「揺り戻し」言及の報告書から1年
有識者会議が昨年(23年)6月に取りまとめた報告書では、ESG投資を含めたサステナブルファイナンス拡大の「揺り戻し」の動きに言及していました。その後に開かれた会合でも、米国でESGをめぐる議論が大統領選に向けて政治色を帯び、EUではタクソノミー(サステナビリティに関する独自の分類法)による関連用語の定義が厳格化する中、日本としての立ち位置の取り方がいっそう難しくなっている現状を指摘する声が上がっていました。
一方、数年前から本格化している国際的な情報開示ルールの整備作業は大詰めに向けた段階を迎えています。官民の温度差が心配される中、政府として国内の制度整備について現実的な解をどのように提示できるかが注目されています。
今回の会合で事務局側は、企業の情報開示に関する制度整備の現況を説明しました。
現在、サステナビリティ情報開示のグローバルスタンダードとなっているのが、昨年(23年)3月にIFRS財団傘下のISSBがまとめたISSB基準です。このISSB基準をベースとして、日本のサステナビリティ基準委員会は今年3月、日本の実務レベルに落とし込んだ開示基準(SSBJ基準)の草案を公表しました。
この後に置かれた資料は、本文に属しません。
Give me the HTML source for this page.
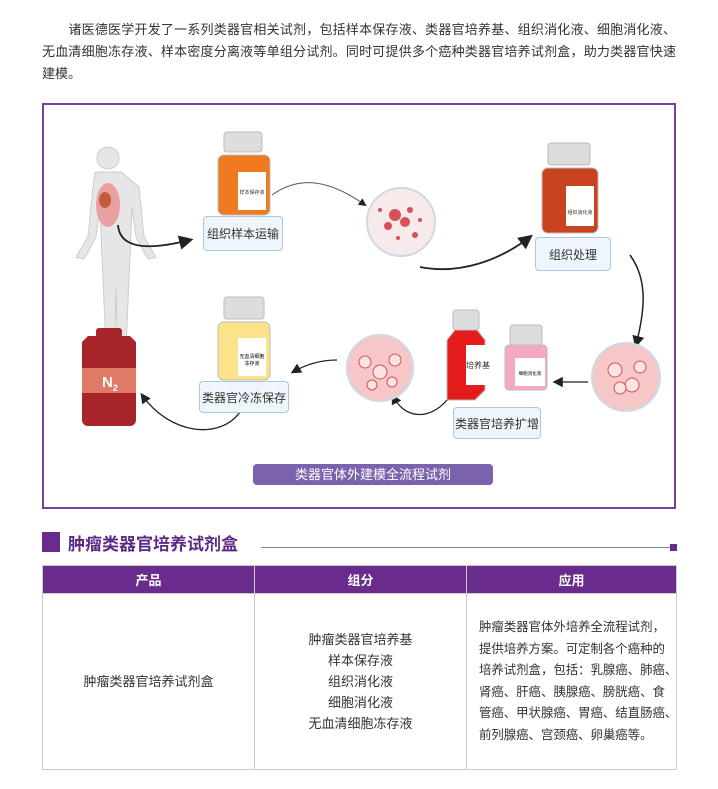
<!DOCTYPE html>
<html><head><meta charset="utf-8"><style>
body{margin:0;width:718px;height:789px;background:#fff;font-family:"Liberation Sans","Noto Sans CJK SC",sans-serif;color:#333;position:relative;overflow:hidden}
.intro{position:absolute;left:42px;width:634px;top:19px;font-size:13px;line-height:22px}
.intro div{text-align:justify;text-align-last:justify;white-space:nowrap;overflow:visible}
.intro div.l{text-align-last:left}
.frame{position:absolute;left:42px;top:103px;width:630px;height:402px;border:2px solid #7b3f98}
.box{position:absolute;background:#eef5fb;border:1.5px solid #a8c8e6;border-radius:4px;font-size:12px;color:#333;display:flex;align-items:center;justify-content:center}
.pill{position:absolute;left:253px;top:464px;width:240px;height:21px;background:#7a62ad;border-radius:4px;color:#fff;font-size:13px;text-align:center;line-height:21px}
.sq{position:absolute;left:42px;top:532px;width:18px;height:20px;background:#6a2c8c}
.ttl{position:absolute;left:68px;top:530px;font-size:17px;font-weight:bold;color:#5b2a86}
.hl{position:absolute;left:261px;top:547px;width:410px;height:1px;background:#888}
.hsq{position:absolute;left:670px;top:544px;width:7px;height:7px;background:#6a2c8c}
table{position:absolute;left:42px;top:565px;width:635px;height:205px;border-collapse:collapse;font-size:13px;table-layout:fixed}
th{background:#6a2c8c;color:#fff;height:27px;font-weight:bold;border:1px solid #ccc;font-size:13px;padding:0}
td{border:1px solid #ccc;text-align:center;line-height:21px;vertical-align:middle;padding:0}
</style></head><body>
<div class="intro">
<div>　　诸医德医学开发了一系列类器官相关试剂，包括样本保存液、类器官培养基、组织消化液、细胞消化液、</div>
<div>无血清细胞冻存液、样本密度分离液等单组分试剂。同时可提供多个癌种类器官培养试剂盒，助力类器官快速</div>
<div class="l">建模。</div>
</div>
<div class="frame"></div>
<svg style="position:absolute;left:0;top:0" width="718" height="789">
<defs><marker id="a" markerWidth="8" markerHeight="8" refX="6" refY="4" orient="auto"><path d="M0,0 L8,4 L0,8 z" fill="#222"/></marker></defs>
<g fill="#e6e6e6" stroke="#ccc">
<circle cx="108" cy="158" r="11"/>
<path d="M95,172 h26 l18,15 l5,50 l12,20 l-8,2 l-12,-22 l-4,-30 l-2,50 l-4,90 l2,22 h-10 l-2,-80 l-2,80 h-10 l2,-22 l-4,-90 l-2,-50 l-4,30 l-12,22 l-8,-2 l12,-20 l5,-50 z"/>
</g>
<ellipse cx="108" cy="205" rx="12" ry="22" fill="#e9a0a0"/>
<ellipse cx="105" cy="200" rx="6" ry="8" fill="#c45b3a"/>
<path d="M118,225 C120,250 150,250 190,240" fill="none" stroke="#222" stroke-width="1.8" marker-end="url(#a)"/>
<g><rect x="224" y="132" width="38" height="20" rx="3" fill="#ddd" stroke="#bbb"/><rect x="218" y="155" width="52" height="60" rx="6" fill="#f07a1f" stroke="#bbb"/><rect x="238" y="172" width="28" height="38" fill="#fff"/><text x="252" y="194" font-size="5" text-anchor="middle" fill="#333">样本保存液</text></g>
<path d="M272,195 C300,175 330,180 365,205" fill="none" stroke="#555" stroke-width="1" marker-end="url(#a)"/>
<circle cx="401" cy="222" r="34" fill="#f6eaea" stroke="#cfd9e4" stroke-width="2"/>
<g fill="#d9505a"><circle cx="395" cy="215" r="6"/><circle cx="405" cy="222" r="5"/><circle cx="388" cy="226" r="4"/><circle cx="410" cy="210" r="3"/><circle cx="380" cy="210" r="2"/><circle cx="415" cy="235" r="3"/><circle cx="398" cy="238" r="2"/><circle cx="420" cy="220" r="2"/></g>
<path d="M420,267 C460,275 500,260 530,237" fill="none" stroke="#222" stroke-width="1.8" marker-end="url(#a)"/>
<g><rect x="548" y="143" width="42" height="22" rx="3" fill="#ddd" stroke="#bbb"/><rect x="542" y="168" width="56" height="65" rx="6" fill="#c8431e" stroke="#bbb"/><rect x="566" y="186" width="28" height="40" fill="#fff"/><text x="580" y="214" font-size="5" text-anchor="middle" fill="#333">组织消化液</text></g>
<path d="M630,255 C648,280 645,310 636,345" fill="none" stroke="#222" stroke-width="1.5" marker-end="url(#a)"/>
<circle cx="626" cy="377" r="34" fill="#f5c7c7" stroke="#cfd9e4" stroke-width="2"/>
<g fill="#fbe3e3" stroke="#d9505a"><circle cx="615" cy="370" r="7"/><circle cx="632" cy="385" r="7"/><circle cx="640" cy="367" r="6"/><circle cx="620" cy="388" r="6"/></g>
<path d="M588,382 L555,382" stroke="#222" stroke-width="1.3" marker-end="url(#a)"/>
<g><rect x="453" y="310" width="26" height="20" rx="3" fill="#ddd" stroke="#bbb"/><path d="M447,340 l8,-10 h22 l8,10 v50 l-10,10 h-28 z" fill="#e31b1b" stroke="#bbb"/><rect x="466" y="345" width="24" height="40" fill="#fff"/><text x="478" y="368" font-size="8" text-anchor="middle" fill="#333">培养基</text>
<rect x="510" y="325" width="32" height="20" rx="3" fill="#ddd" stroke="#bbb"/><rect x="505" y="345" width="42" height="45" rx="4" fill="#f5a8c4" stroke="#bbb"/><rect x="515" y="358" width="30" height="28" fill="#fff"/><text x="530" y="375" font-size="4.5" text-anchor="middle">细胞消化液</text></g>
<path d="M447,400 C430,420 405,420 393,396" fill="none" stroke="#222" stroke-width="1.3" marker-end="url(#a)"/>
<circle cx="380" cy="368" r="33" fill="#f5c7c7" stroke="#cfd9e4" stroke-width="2"/>
<g fill="#fbe3e3" stroke="#d9505a"><circle cx="365" cy="362" r="6"/><circle cx="380" cy="372" r="7"/><circle cx="395" cy="360" r="6"/><circle cx="372" cy="385" r="5"/><circle cx="392" cy="382" r="5"/></g>
<path d="M337,360 C320,360 305,365 293,372" fill="none" stroke="#222" stroke-width="1.3" marker-end="url(#a)"/>
<g><rect x="224" y="297" width="40" height="22" rx="3" fill="#ddd" stroke="#bbb"/><rect x="218" y="322" width="52" height="58" rx="6" fill="#fbe38a" stroke="#bbb"/><rect x="238" y="338" width="28" height="38" fill="#fff"/><text x="252" y="358" font-size="5" text-anchor="middle">无血清细胞</text><text x="252" y="365" font-size="5" text-anchor="middle">冻存液</text></g>
<path d="M240,412 C220,440 170,435 142,395" fill="none" stroke="#222" stroke-width="1.3" marker-end="url(#a)"/>
<g fill="#a8262a"><rect x="96" y="328" width="26" height="10" rx="3"/><path d="M82,342 l6,-6 h42 l6,6 v78 a6,6 0 0 1 -6,6 h-42 a6,6 0 0 1 -6,-6 z"/></g>
<rect x="82" y="368" width="54" height="25" fill="#e07a66"/>
<text x="102" y="387" font-size="15" font-weight="bold" fill="#fff" font-family="Liberation Sans">N<tspan font-size="9" dy="4">2</tspan></text>
</svg>
<div class="box" style="left:203px;top:216px;width:78px;height:33px">组织样本运输</div>
<div class="box" style="left:535px;top:237px;width:74px;height:32px">组织处理</div>
<div class="box" style="left:453px;top:407px;width:86px;height:30px">类器官培养扩增</div>
<div class="box" style="left:199px;top:381px;width:88px;height:30px">类器官冷冻保存</div>
<div class="pill">类器官体外建模全流程试剂</div>
<div class="sq"></div><div class="ttl">肿瘤类器官培养试剂盒</div><div class="hl"></div><div class="hsq"></div>
<table>
<colgroup><col style="width:212px"><col style="width:212px"><col></colgroup>
<tr><th>产品</th><th>组分</th><th>应用</th></tr>
<tr><td>肿瘤类器官培养试剂盒</td><td>肿瘤类器官培养基<br>样本保存液<br>组织消化液<br>细胞消化液<br>无血清细胞冻存液</td><td style="text-align:left;padding:0 0 0 12px;line-height:21.5px;font-size:12.4px;white-space:nowrap">肿瘤类器官体外培养全流程试剂，<br>提供培养方案。可定制各个癌种的<br>培养试剂盒，包括：乳腺癌、肺癌、<br>肾癌、肝癌、胰腺癌、膀胱癌、食<br>管癌、甲状腺癌、胃癌、结直肠癌、<br>前列腺癌、宫颈癌、卵巢癌等。</td></tr>
</table>
</body></html>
SSBJ基準の適用対象については、「グローバル投資家との建設的な対話を中心に据えた企業(プライム企業ないしはその一部)」から始め、徐々に拡大していく方向性が示されています。25年中に任意適用が開始される予定で、有価証券報告書での対応義務化のタイミングについては「27年開始」と「28年開始」の2案があります。金融庁はSSBJ基準の最終化を見据え、情報開示の強化を目的とした法令改正も検討しています。
SSBJ基準で示される新たな情報開示ルールを適用する範囲は、どのタイミングでどこまで拡大していくのでしょうか。
金融庁側は、最初に時価総額3兆円以上の企業に適用した後、「1年後に1兆円以上の企業、さらに任意適用や実務の浸透を踏まえつつ順次5000億円以上の企業に適用するといったスケジュールを設定する」、「2030年代にプライム全上場企業を対象とすることを基本線」にする、との考えを示しています。
排出量比較「極めて不適切」の声も
SSBJの基準では、温室効果ガスの排出は3つに分類されます。①工場など自社の施設からの排出(スコープ1)②自社拠点でのエネルギー使用に伴う間接排出(スコープ2)③原材料の調達などでの排出(スコープ3)――です。自社だけでなくサプライ・チェーン全体での排出量の開示を求めています。
ただ事業者側では、このような開示ルール強化に対する反発も表面化しています。特に、取引先を含めた温室効果ガスの排出量であるスコープ3の報告については、取引先から膨大なデータを収集する負担や精度担保のための体制整備にかかるコストが大きく、懸念が上っています。
会合に参加した専門家委員からも、ISSB基準に整合的な国内ルールを整備する方向性自体には賛同の声が相次いだ一方、企業側の負担軽減を求める意見が聞かれました。
ある事業者在籍委員は「事業会社は既に温対法などの対応で詳細なデータを政府に報告している。少なくともスコープ1、2(自社活動の直接的な排出量と、エネルギー購入で間接的に発生する分を含めた排出量)の報告は金融関連の開示と平仄を合わせていただくか、あるいは過年度の温対法報告を使えるような一種の緩和措置をしていただきたい」と要望。
スコープ3については「定義、計算の仕方もさまざまで決まっていない中、スコープ1~3を合算して多いか少ないかを議論するのは極めて不適切」と指摘し、「開示自体が評価されるのは結構だと思うが、多寡を議論するのは時期尚早。そのあたりの事情を配慮した基準にしていただくことが必要」と話しました。